Have the death rates changed? And if they have, is it almost entirely because of car safety issues? I feel that we have made a million changes to make people safer without really making anyone safer. Except, I suppose, seatbelts and similar items.
I feel that we have sacrificed freedom in a million ways all in return for a negligible improvement in security.
I do too.
death rates include the pre-born? I was a late 50’s early sixties kid.
Consider this also. The average lifespan of the colonials included the deaths of children under 5 and many little ones died young. If they took out the kids I bet the life span would not be 45.
https://www.verywellhealth.com/longevity-throughout-history-2224054
Once school was out we disappeared into the woods and nobody knew where we were or what we were doing until dinnertime. At 13 I rode my bicycle about 6 miles to the hobby shop to buy fuel (alcohol/castor oil/nitromethane) for my Cox Baby Bee. Mother wouldn’t allow me to go shooting by myself or I’d have done that, too. As it was we made our own bazooka rockets until a neighbor kid blew his hand apart with one.

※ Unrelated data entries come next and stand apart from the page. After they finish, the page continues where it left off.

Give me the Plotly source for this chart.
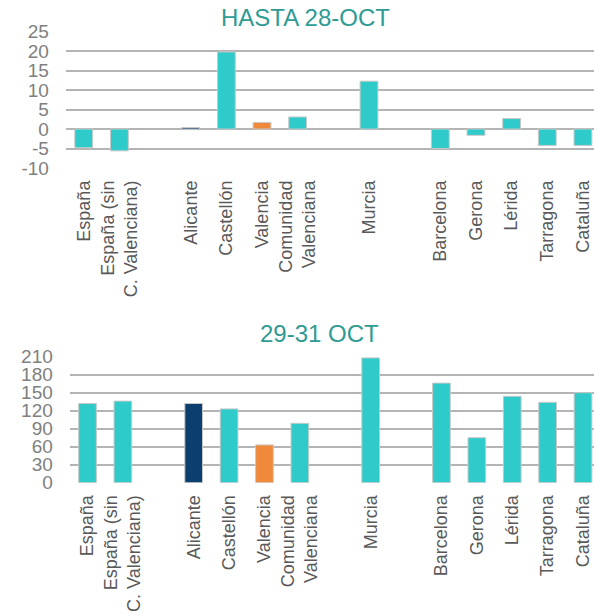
import plotly.graph_objects as go

categories = ["España", "España (sin<br>C. Valenciana)", " ", "Alicante", "Castellón",
              "Valencia", "Comunidad<br>Valenciana", "  ", "Murcia", "   ",
              "Barcelona", "Gerona", "Lérida", "Tarragona", "Cataluña"]
hasta_28 = [-4.8, -5.6, None, 0.4, 19.8, 1.7, 3.1, None, 12.3, None, -5.0, -1.6, 2.7, -4.2, -4.2]
oct_29_31 = [132, 136, None, 132, 123, 63, 99, None, 208, None, 166, 75, 144, 134, 150]
top_ticks = [25, 20, 15, 10, 5, 0, -5, -10]
top_tick_text = ["25", "20", "15", "10", "5", "0", "-5", "-10"]
bottom_ticks = [210, 180, 150, 120, 90, 60, 30, 0]

TEAL = "#2ECBCA"
NAVY = "#0C3E6E"
ORANGE = "#F08A3A"
colors = [TEAL, TEAL, TEAL, NAVY, TEAL, ORANGE, TEAL, TEAL, TEAL, TEAL, TEAL, TEAL, TEAL, TEAL, TEAL]

FONT = "Liberation Sans, Arial, sans-serif"
W, H = 594, 616


def px(x):
    return x / W


def py(y):
    return 1 - y / H


fig = go.Figure()
fig.add_trace(go.Bar(x=categories, y=hasta_28, marker=dict(color=colors, line=dict(color="#c8c8c8", width=1)),
                     width=0.5, xaxis="x", yaxis="y", showlegend=False))
fig.add_trace(go.Bar(x=categories, y=oct_29_31, marker=dict(color=colors, line=dict(color="#c8c8c8", width=1)),
                     width=0.5, xaxis="x2", yaxis="y2", showlegend=False))

grid = dict(showgrid=True, gridcolor="#b4b4b4", gridwidth=2, zeroline=False, showline=False,
            tickfont=dict(family=FONT, size=19, color="#808080"), ticks="", ticklabelstandoff=16,
            automargin=False, fixedrange=True)
xcommon = dict(type="category", range=[-0.5, 14.31], showgrid=False, zeroline=False, showline=False,
               tickangle=-90, tickfont=dict(family=FONT, size=18, color="#595959"), ticks="",
               ticklabelstandoff=8, fixedrange=True, automargin=False)

fig.update_layout(
    width=W, height=H, margin=dict(l=0, r=0, t=0, b=0, autoexpand=False),
    paper_bgcolor="white", plot_bgcolor="white", bargap=0.5,
    xaxis=dict(domain=[px(65.9), 1], anchor="y", **xcommon),
    yaxis=dict(domain=[py(168), py(31.7)], anchor="x", range=[-10, 25],
               tickvals=top_ticks, ticktext=top_tick_text, **grid),
    xaxis2=dict(domain=[px(69.8), 1], anchor="y2", **xcommon),
    yaxis2=dict(domain=[py(482.7), py(356.7)], anchor="x2", range=[0, 210],
                tickvals=bottom_ticks, **grid),
    annotations=[
        dict(text="HASTA 28-OCT", x=px(305.5), y=py(17), xref="paper", yref="paper",
             xanchor="center", yanchor="middle", showarrow=False,
             font=dict(family=FONT, size=24, color="#2E9B94")),
        dict(text="29-31 OCT", x=px(319), y=py(333), xref="paper", yref="paper",
             xanchor="center", yanchor="middle", showarrow=False,
             font=dict(family=FONT, size=24, color="#2E9B94")),
    ],
)

fig.write_html("out.html", config={"displayModeBar": False, "staticPlot": True},
               post_script="document.body.style.margin='0';document.body.style.overflow='hidden';")
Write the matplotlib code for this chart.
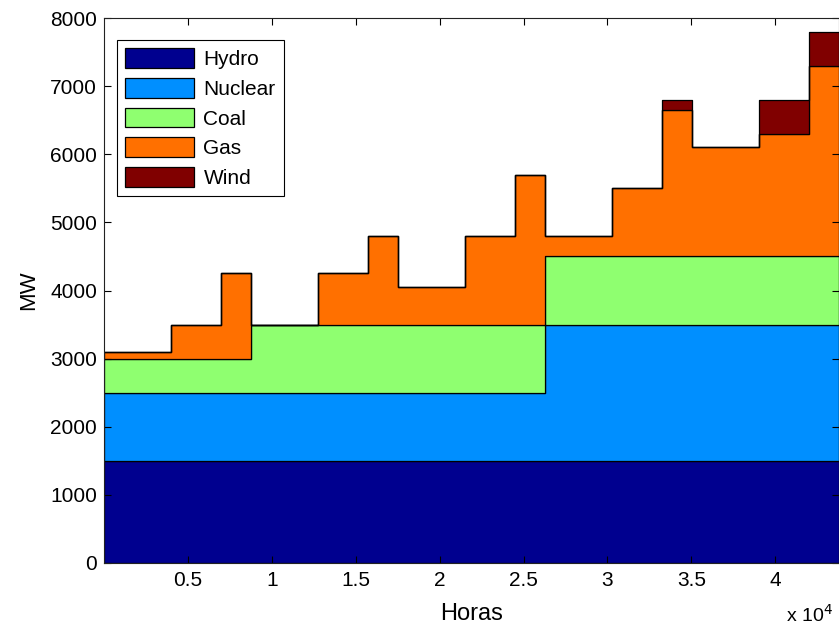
import numpy as np
import matplotlib.pyplot as plt
from matplotlib.ticker import FuncFormatter

# Data: 5 years x 3 load blocks per year (hours per block)
block_hours = [4000, 3000, 1760]
n_years = 5

hydro   = [1500, 1500, 1500, 1500, 1500, 1500, 1500, 1500, 1500, 1500, 1500, 1500, 1500, 1500, 1500]
nuclear = [1000, 1000, 1000, 1000, 1000, 1000, 1000, 1000, 1000, 2000, 2000, 2000, 2000, 2000, 2000]
coal    = [500, 500, 500, 1000, 1000, 1000, 1000, 1000, 1000, 1000, 1000, 1000, 1000, 1000, 1000]
gas     = [100, 500, 1250, 0, 750, 1300, 550, 1300, 2200, 300, 1000, 2150, 1600, 1800, 2800]
wind    = [0, 0, 0, 0, 0, 0, 0, 0, 0, 0, 0, 150, 0, 500, 500]

labels = ["Hydro", "Nuclear", "Coal", "Gas", "Wind"]
colors = ["#00008F", "#008FFF", "#8FFF70", "#FF7000", "#800000"]

xticks = [5000, 10000, 15000, 20000, 25000, 30000, 35000, 40000]
yticks = [0, 1000, 2000, 3000, 4000, 5000, 6000, 7000, 8000]

plt.rcParams['font.family'] = ['Liberation Sans', 'DejaVu Sans']

# step edges
edges = np.concatenate([[0], np.cumsum(np.tile(block_hours, n_years))])
series = [hydro, nuclear, coal, gas, wind]
series_ext = [np.append(s, s[-1]) for s in series]

fig = plt.figure(figsize=(8.39, 6.28), dpi=100)
ax = fig.add_axes([104 / 839, 65 / 628, 735 / 839, 545 / 628])

ax.stackplot(edges, *series_ext, step='post', colors=colors, labels=labels,
             edgecolor='black', linewidth=0.9)

ax.set_xlim(0, edges[-1])
ax.set_ylim(0, 8000)
ax.set_xticks(xticks)
ax.set_yticks(yticks)
ax.xaxis.set_major_formatter(FuncFormatter(lambda v, p: f"{v / 1e4:g}"))
ax.tick_params(direction='in', top=True, right=True, length=5, width=0.8,
               labelsize=15)
ax.tick_params(axis='y', pad=5)
ax.tick_params(axis='x', pad=6)
for s in ax.spines.values():
    s.set_linewidth(0.8)
    s.set_color('#222222')

ax.set_xlabel("Horas", fontsize=17, labelpad=9)
ax.set_ylabel("MW", fontsize=16, labelpad=8)
fig.text(786 / 839, 1 - 615 / 628, r"x 10$^4$", fontsize=14, ha='left', va='center')

leg = ax.legend(loc='upper left', bbox_to_anchor=(13 / 735, 1 - 22 / 545),
                borderaxespad=0, fontsize=15, fancybox=False, framealpha=1,
                edgecolor='black', handlelength=3.3, handleheight=1.08,
                labelspacing=0.42, handletextpad=0.45, borderpad=0.4)
leg.get_frame().set_linewidth(0.8)

fig.savefig("out.png", dpi=100)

This sounds stupid today, but having a broken arm or leg was a rite of passage back then, I still think I have my cast somewhere, which everybody signed, when I broke my arm jumping off a wall as a dare.
My mother said, "Well you learned your lesson".
"Yes ma'am."
Over dinner Dad looked at me and the bandages. "I see you learned something today."
"Yes sir."
"What did you learn?"
"Don't pull sharp turns on gravel with that bike."
"And?"
"Hydrogen peroxide takes the blood out of carpets."
"Good. We'll pound out the wheel tomorrow."
I have the same photo of me same age. Schaefer
Schaefer is the one beer to have when you’re having more than one.
Younger folks today just gape at me when I explain that I walked to school every day, rain or shine, hot or cold, from kindergarten on, until driving age, when I rode with a friend sometimes. Jr. high was just a block, but elementary and high school were over a mile, all on roads with no sidewalks. We had a whole group of us that walked together, and everywhere we went there were watchful eyes in the windows.
Never got on a school bus until I went to a field trip on one with my daughter.
“ As it was we made our own bazooka rockets until a neighbor kid blew his hand apart with one.”
People here shouldn’t kid themselves. We got hurt. And killed
No one got abducted.
That’s the problem now.
It’s worse than any of those injuries combined. It’s unthinkable.
Our moms told us, “Go outside and I don’t want to see you in here until suppertime.”
Yep. We went miles away from home on our bikes and nobody missed us unless we weren't home for supper. And we not only survived, we thrived.
These were the days when toddlers didn’t know more about sex than their doctors did.
We used to play cowboys and Indians with bebe guns. Everyone survived with their full eyesight.
The black boy friend at dinner would have said we will steal a new bike for you in the morning
Today’s kids die from taking selfies at a cliff edge.
They die from boredom(suicide) and drugs.
They also develop few useful skills unless you consider texting a useful skill.